'''
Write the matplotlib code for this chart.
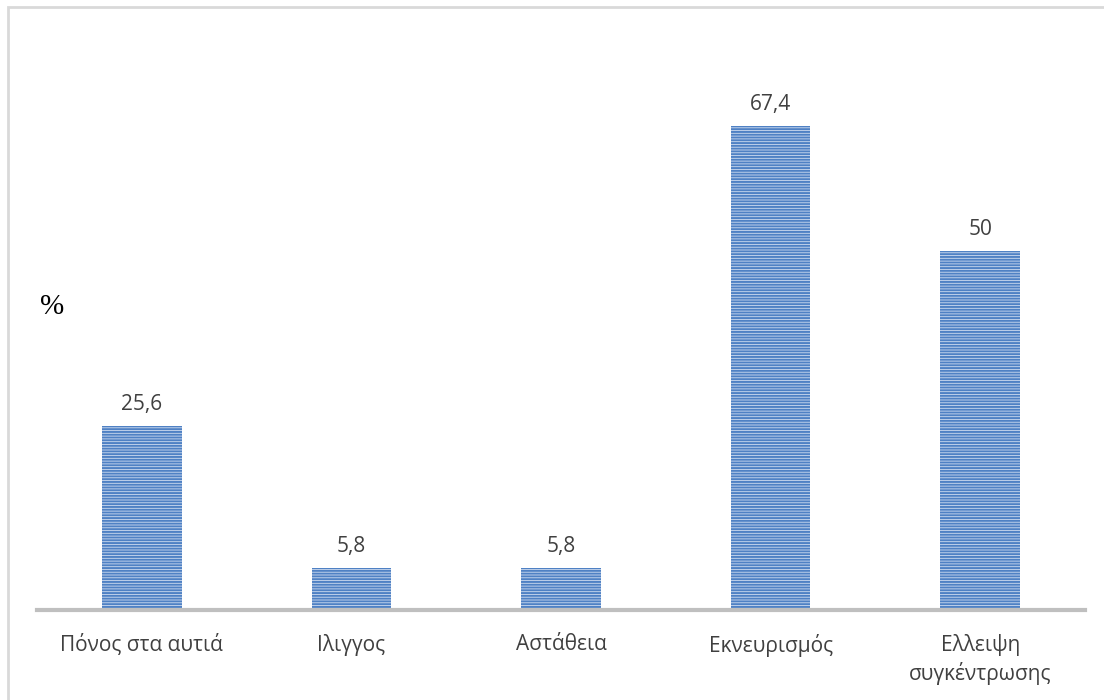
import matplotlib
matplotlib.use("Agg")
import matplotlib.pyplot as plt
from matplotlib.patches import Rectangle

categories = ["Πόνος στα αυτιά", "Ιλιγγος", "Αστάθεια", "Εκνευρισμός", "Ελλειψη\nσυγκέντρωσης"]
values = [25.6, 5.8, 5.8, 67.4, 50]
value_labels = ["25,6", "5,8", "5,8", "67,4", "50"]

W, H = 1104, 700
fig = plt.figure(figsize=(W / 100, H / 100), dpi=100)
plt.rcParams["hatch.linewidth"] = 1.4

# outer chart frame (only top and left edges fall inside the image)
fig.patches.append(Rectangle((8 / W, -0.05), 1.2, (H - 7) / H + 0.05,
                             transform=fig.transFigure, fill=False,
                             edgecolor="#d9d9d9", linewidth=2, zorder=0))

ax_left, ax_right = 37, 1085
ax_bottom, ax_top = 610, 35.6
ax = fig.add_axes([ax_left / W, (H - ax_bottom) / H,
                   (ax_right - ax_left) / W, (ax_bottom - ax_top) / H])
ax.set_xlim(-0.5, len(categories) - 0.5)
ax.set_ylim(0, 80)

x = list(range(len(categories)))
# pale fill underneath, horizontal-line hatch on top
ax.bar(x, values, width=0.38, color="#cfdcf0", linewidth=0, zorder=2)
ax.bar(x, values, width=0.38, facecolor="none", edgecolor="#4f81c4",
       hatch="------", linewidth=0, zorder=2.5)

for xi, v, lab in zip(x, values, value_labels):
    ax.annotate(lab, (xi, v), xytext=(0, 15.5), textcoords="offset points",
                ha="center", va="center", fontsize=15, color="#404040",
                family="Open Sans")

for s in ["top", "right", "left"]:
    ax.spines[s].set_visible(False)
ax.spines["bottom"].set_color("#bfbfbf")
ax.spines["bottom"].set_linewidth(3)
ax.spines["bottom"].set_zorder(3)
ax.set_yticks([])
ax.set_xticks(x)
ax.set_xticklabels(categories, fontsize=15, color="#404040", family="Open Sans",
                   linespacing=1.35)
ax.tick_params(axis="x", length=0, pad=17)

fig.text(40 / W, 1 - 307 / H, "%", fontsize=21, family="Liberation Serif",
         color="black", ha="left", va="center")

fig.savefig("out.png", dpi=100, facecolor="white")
'''
■ **Short problem**
Output the lines above in full and exactly as given, omitting any pictures.

■ **Result**
Write the matplotlib code for this chart.
import matplotlib
matplotlib.use("Agg")
import matplotlib.pyplot as plt
from matplotlib.patches import Rectangle

categories = ["Πόνος στα αυτιά", "Ιλιγγος", "Αστάθεια", "Εκνευρισμός", "Ελλειψη\nσυγκέντρωσης"]
values = [25.6, 5.8, 5.8, 67.4, 50]
value_labels = ["25,6", "5,8", "5,8", "67,4", "50"]

W, H = 1104, 700
fig = plt.figure(figsize=(W / 100, H / 100), dpi=100)
plt.rcParams["hatch.linewidth"] = 1.4

# outer chart frame (only top and left edges fall inside the image)
fig.patches.append(Rectangle((8 / W, -0.05), 1.2, (H - 7) / H + 0.05,
                             transform=fig.transFigure, fill=False,
                             edgecolor="#d9d9d9", linewidth=2, zorder=0))

ax_left, ax_right = 37, 1085
ax_bottom, ax_top = 610, 35.6
ax = fig.add_axes([ax_left / W, (H - ax_bottom) / H,
                   (ax_right - ax_left) / W, (ax_bottom - ax_top) / H])
ax.set_xlim(-0.5, len(categories) - 0.5)
ax.set_ylim(0, 80)

x = list(range(len(categories)))
# pale fill underneath, horizontal-line hatch on top
ax.bar(x, values, width=0.38, color="#cfdcf0", linewidth=0, zorder=2)
ax.bar(x, values, width=0.38, facecolor="none", edgecolor="#4f81c4",
       hatch="------", linewidth=0, zorder=2.5)

for xi, v, lab in zip(x, values, value_labels):
    ax.annotate(lab, (xi, v), xytext=(0, 15.5), textcoords="offset points",
                ha="center", va="center", fontsize=15, color="#404040",
                family="Open Sans")

for s in ["top", "right", "left"]:
    ax.spines[s].set_visible(False)
ax.spines["bottom"].set_color("#bfbfbf")
ax.spines["bottom"].set_linewidth(3)
ax.spines["bottom"].set_zorder(3)
ax.set_yticks([])
ax.set_xticks(x)
ax.set_xticklabels(categories, fontsize=15, color="#404040", family="Open Sans",
                   linespacing=1.35)
ax.tick_params(axis="x", length=0, pad=17)

fig.text(40 / W, 1 - 307 / H, "%", fontsize=21, family="Liberation Serif",
         color="black", ha="left", va="center")

fig.savefig("out.png", dpi=100, facecolor="white")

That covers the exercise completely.